Museum practice changed to involve Māori in the interpretation and display of their cultural heritage. Museums began embedding a bicultural approach to 'consultation, planning, presentation' and audience engagement with taonga. The museum sector overall started to understand that taonga were more than isolated objects. This model has become an international standard of practice among museums that hold Māori and Pacific works, and has influenced institutions with holdings from other Indigenous communities to repatriate objects and interact with source communities.

More Māori started working in museums, and training in specialisations like conservation and curation. Funding for this training with the profits of the exhibition was recommended by the Te Māori management committee, who established the Te Māori Manaaki Taonga Trust for this purpose.
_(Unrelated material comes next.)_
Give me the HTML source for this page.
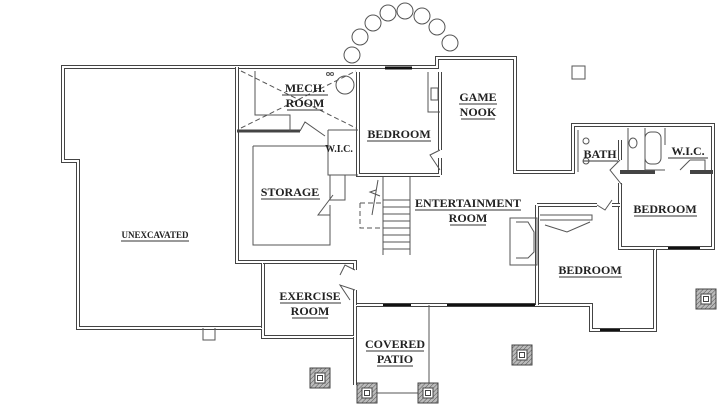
<!DOCTYPE html>
<html><head><style>
html,body{margin:0;padding:0;background:#fff;}
svg{display:block}
text{font-family:"Liberation Serif",serif;font-weight:bold;fill:#222;text-anchor:middle;}
.w{fill:none;stroke:#444;stroke-width:4;stroke-linejoin:miter}
.wi{fill:none;stroke:#fff;stroke-width:2;stroke-linejoin:miter}
.t{fill:none;stroke:#555;stroke-width:1}
.d{fill:none;stroke:#555;stroke-width:1;stroke-dasharray:5 3}
.u{stroke:#333;stroke-width:1}
</style></head><body>
<svg width="725" height="407" viewBox="0 0 725 407" xmlns="http://www.w3.org/2000/svg">
<defs>
<pattern id="h" width="3" height="3" patternUnits="userSpaceOnUse" patternTransform="rotate(45)">
<rect width="3" height="3" fill="#bbb"/><line x1="0" y1="0" x2="0" y2="3" stroke="#555" stroke-width="1"/></pattern>
<g id="pier"><rect x="-10" y="-10" width="20" height="20" fill="url(#h)" stroke="#444"/><rect x="-5" y="-5" width="10" height="10" fill="#fff" stroke="#444"/><rect x="-2.5" y="-2.5" width="5" height="5" fill="#fff" stroke="#444"/></g>
</defs>
<path d="M63 67 L437 67 L437 58 L515 58 L515 172 L573 172 L573 125 L713 125 L713 248 L655 248 L655 330 L591 330 L591 305 L355 305 L355 337 L263 337 L263 328 L78 328 L78 161 L63 161 Z" class="w"/>
<path d="M63 67 L437 67 L437 58 L515 58 L515 172 L573 172 L573 125 L713 125 L713 248 L655 248 L655 330 L591 330 L591 305 L355 305 L355 337 L263 337 L263 328 L78 328 L78 161 L63 161 Z" class="wi"/>
<path d="M237 67 L237 262 L263 262 L263 328" class="w"/><path d="M237 67 L237 262 L263 262 L263 328" class="wi"/>
<path d="M237 131 L300 131" stroke="#444" stroke-width="3"/>
<path d="M358 72 L358 175 L440 175 M440 72 L440 150 M440 158 L440 175" class="w"/>
<path d="M358 72 L358 175 L440 175 M440 72 L440 150 M440 158 L440 175" class="wi"/>
<path d="M328 130 L358 130 M328 130 L328 175 L358 175" class="t"/>
<path d="M253 146 L330 146 M253 146 L253 245 L330 245 L330 205" class="t"/>
<path d="M263 262 L355 262 L355 270 M355 290 L355 305" class="w"/>
<path d="M263 262 L355 262 L355 270 M355 290 L355 305" class="wi"/>
<path d="M330 175 L330 200 L345 200 L345 175" class="t"/>
<path d="M620 183 L620 248 L655 248 M620 172 L655 172 M690 172 L713 172 M620 140 L620 160" class="w"/>
<path d="M620 183 L620 248 L655 248 M620 140 L620 160" class="wi"/>
<path d="M537 205 L597 205 M612 205 L620 205 M537 205 L537 305" class="w"/>
<path d="M537 205 L597 205 M612 205 L620 205 M537 205 L537 305" class="wi"/>
<path d="M578 130 L578 172 M628 128 L628 170 M645 128 L645 170 L665 170 M665 128 L665 145 M690 160 L705 160 L705 170" class="t"/>
<rect x="645" y="132" width="16" height="32" rx="6" class="t"/>
<ellipse cx="633" cy="143" rx="4" ry="5" class="t"/>
<circle cx="586" cy="141" r="3" class="t"/><circle cx="586" cy="161" r="3" class="t"/>
<path d="M540 215 L592 215 L592 220 L540 220 M545 225 L567 232 L590 222" class="t"/>
<path d="M510 218 L537 218 L537 265 L510 265 Z M516 222 L528 222 L534 232 L534 252 L528 258 L516 258" class="t"/>
<path d="M428 72 L428 112 L440 112 M431 88 L438 88 L438 100 L431 100 Z" class="t"/>
<path d="M241 71 L356 128 M241 128 L356 71" class="d"/>
<path d="M255 71 L255 115 L290 115 L290 131" class="t"/>
<circle cx="345" cy="85" r="9" class="t"/>
<circle cx="328" cy="74" r="1.5" class="t"/><circle cx="332" cy="74" r="1.5" class="t"/>
<path d="M385 68 L412 68" stroke="#111" stroke-width="3"/>
<path d="M383 305 L411 305 M447 305 L490 305 M490 305 L535 305 M600 330 L620 330 M668 248 L700 248" stroke="#111" stroke-width="2"/>
<path d="M383 177 L383 255 M410 177 L410 255" class="t"/>
<g class="t"><path d="M383 200 L410 200 M383 207 L410 207 M383 214 L410 214 M383 221 L410 221 M383 228 L410 228 M383 235 L410 235 M383 242 L410 242 M383 249 L410 249"/></g>
<path d="M360 203 L383 203 M360 203 L360 228 L383 228" class="d"/>
<path d="M378 180 L372 215 M376 190 L370 192 L380 196" class="t"/>
<path d="M300 131 L305 122 L325 136 M440 150 L430 155 L440 170 M333 195 L318 215 L330 215 M355 270 L345 265 L340 275 M355 290 L340 285 L350 300 M597 205 L605 210 L612 200 M620 160 L610 170 L622 185 M690 160 L680 170" class="t"/>
<g class="t"><circle cx="352" cy="55" r="8"/><circle cx="360" cy="37" r="8"/><circle cx="373" cy="23" r="8"/><circle cx="388" cy="13" r="8"/><circle cx="405" cy="11" r="8"/><circle cx="422" cy="16" r="8"/><circle cx="437" cy="27" r="8"/><circle cx="450" cy="43" r="8"/></g>
<rect x="572" y="66" width="13" height="13" class="t"/>
<path d="M429 305 L429 385 M367 393 L428 393" class="t"/>
<path d="M355 337 L355 385" class="w"/><path d="M355 337 L355 385" class="wi"/>
<path d="M203 328 L203 340 L215 340 L215 328" class="t"/>
<use href="#pier" x="320" y="378"/><use href="#pier" x="367" y="393"/><use href="#pier" x="428" y="393"/><use href="#pier" x="522" y="355"/><use href="#pier" x="706" y="299"/>
<g font-size="12">
<text x="305" y="92">MECH.</text><text x="305" y="107">ROOM</text>
<text x="399" y="138">BEDROOM</text>
<text x="478" y="101">GAME</text><text x="478" y="116">NOOK</text>
<text x="290" y="196">STORAGE</text>
<text x="468" y="207">ENTERTAINMENT</text><text x="468" y="222">ROOM</text>
<text x="600" y="158">BATH</text><text x="688" y="155">W.I.C.</text>
<text x="665" y="213">BEDROOM</text>
<text x="590" y="274">BEDROOM</text>
<text x="310" y="300">EXERCISE</text><text x="310" y="315">ROOM</text>
<text x="395" y="348">COVERED</text><text x="395" y="363">PATIO</text>
</g>
<text x="339" y="152" font-size="10">W.I.C.</text>
<text x="155" y="238" font-size="9">UNEXCAVATED</text>
<g class="u">
<line x1="282" y1="95" x2="328" y2="95"/><line x1="287" y1="110" x2="323" y2="110"/>
<line x1="367" y1="141" x2="431" y2="141"/><line x1="459" y1="104" x2="497" y2="104"/><line x1="461" y1="119" x2="495" y2="119"/>
<line x1="261" y1="199" x2="320" y2="199"/><line x1="415" y1="210" x2="521" y2="210"/><line x1="450" y1="225" x2="486" y2="225"/>
<line x1="583" y1="161" x2="618" y2="161"/><line x1="668" y1="158" x2="708" y2="158"/><line x1="634" y1="216" x2="697" y2="216"/>
<line x1="559" y1="277" x2="622" y2="277"/><line x1="280" y1="303" x2="341" y2="303"/><line x1="292" y1="318" x2="328" y2="318"/>
<line x1="366" y1="351" x2="424" y2="351"/><line x1="377" y1="366" x2="413" y2="366"/>
<line x1="121" y1="241" x2="189" y2="241"/>
</g>
</svg>
</body></html>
Mobil, who sponsored Te Māori, also sponsored the Pegasus Prize for literature to promote the works of authors from other countries which would not normally be read by American audiences. The exhibition prompted Mobil to focus on Māori authors and in 1984 a panel of New Zealand judges was set up to select a work to be put forward for the Prize. The winner of the Prize in 1985 was Keri Hulme's The Bone People.

It also influenced the new building of the national museum of New Zealand, Te Papa.
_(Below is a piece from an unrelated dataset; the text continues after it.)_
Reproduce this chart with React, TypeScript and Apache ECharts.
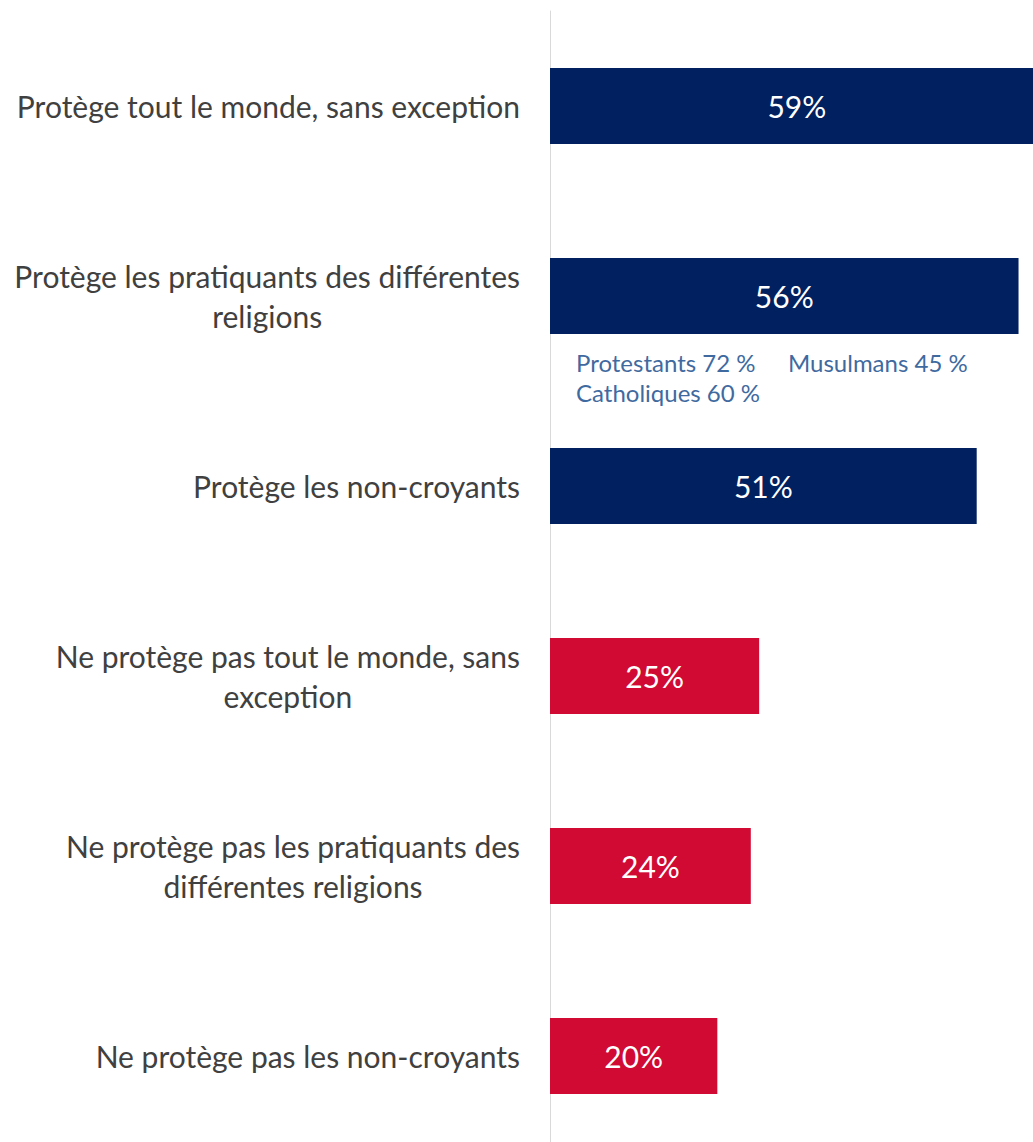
import React, { useEffect, useRef } from "react";
import * as echarts from "echarts";

const categories: string[] = [
  "Protège tout le monde, sans exception",
  "Protège les pratiquants des différentes\nreligions",
  "Protège les non-croyants",
  "Ne protège pas tout le monde, sans\nexception",
  "Ne protège pas les pratiquants des\ndifférentes religions",
  "Ne protège pas les non-croyants",
];
const values: number[] = [59, 56, 51, 25, 24, 20];
const barColors: string[] = ["#002060", "#002060", "#002060", "#D00A33", "#D00A33", "#D00A33"];
const annotations: { text: string; x: number; y: number }[] = [
  { text: "Protestants 72 %", x: 576, y: 362 },
  { text: "Musulmans 45 %", x: 788, y: 362 },
  { text: "Catholiques 60 %", x: 576, y: 392 },
];

const FONT = "Lato, 'Noto Sans', sans-serif";

export default function App() {
  const ref = useRef<HTMLDivElement>(null);
  useEffect(() => {
    if (!ref.current) return;
    const chart = echarts.init(ref.current, undefined, { renderer: "svg" });
    chart.setOption({
      animation: false,
      backgroundColor: "#ffffff",
      grid: { left: 550, right: 0, top: 11, bottom: 0, containLabel: false },
      xAxis: {
        type: "value",
        min: 0,
        max: 60,
        show: false,
        splitLine: { show: false },
      },
      yAxis: {
        type: "category",
        inverse: true,
        data: categories,
        axisTick: { show: false },
        axisLine: { show: true, lineStyle: { color: "#d9d9d9", width: 1 } },
        axisLabel: {
          margin: 30,
          color: "#404040",
          fontFamily: FONT,
          fontSize: 30,
          lineHeight: 40,
          align: "right",
          formatter: (v: string) =>
            v
              .split("\n")
              .map((l) => "{c|" + l + "}")
              .join("\n"),
          rich: {
            c: {
              align: "center",
              color: "#404040",
              fontFamily: FONT,
              fontSize: 30,
              lineHeight: 40,
            },
          },
        },
      },
      series: [
        {
          type: "bar",
          data: values.map((v, i) => ({ value: v, itemStyle: { color: barColors[i] } })),
          barWidth: 76,
          label: {
            show: true,
            position: "inside",
            formatter: "{c}%",
            color: "#ffffff",
            fontFamily: FONT,
            fontSize: 30,
          },
        },
      ],
      graphic: annotations.map((a) => ({
        type: "text",
        x: a.x,
        y: a.y,
        style: {
          text: a.text,
          fill: "#3f6aa0",
          font: `24px ${FONT}`,
          textAlign: "left",
          textVerticalAlign: "middle",
        },
      })),
    });
    return () => chart.dispose();
  }, []);
  return (
    <div
      style={{
        position: "fixed",
        left: 0,
        top: 0,
        width: 1033,
        height: 1142,
        overflow: "hidden",
        background: "#fff",
      }}
    >
      <div ref={ref} style={{ width: 1052, height: 1151 }} />
    </div>
  );
}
Major exhibitions influenced by Te Māori include:

- Tangata Māori (1986) – an exhibition of the human form in Māori art held at the National Art Gallery which was part of the International Festival of the Arts
- Taonga Māori (1989–1990)
- Treasures and Landmarks (1990)
- Te Waka Toi: contemporary Māori art from New Zealand (1992–1993)

10 September 2024 marked forty years since the opening of Te Māori at the Metropolitan Museum of Art in New York. In an interview reflecting on the impact of Te Maori, cultural adviser Kura Moeahu stated:
Te Māori has enabled new knowledge to evolve from out of the taonga, from ancient knowledge, and it continues to create new knowledge. That's what Te Māori has done.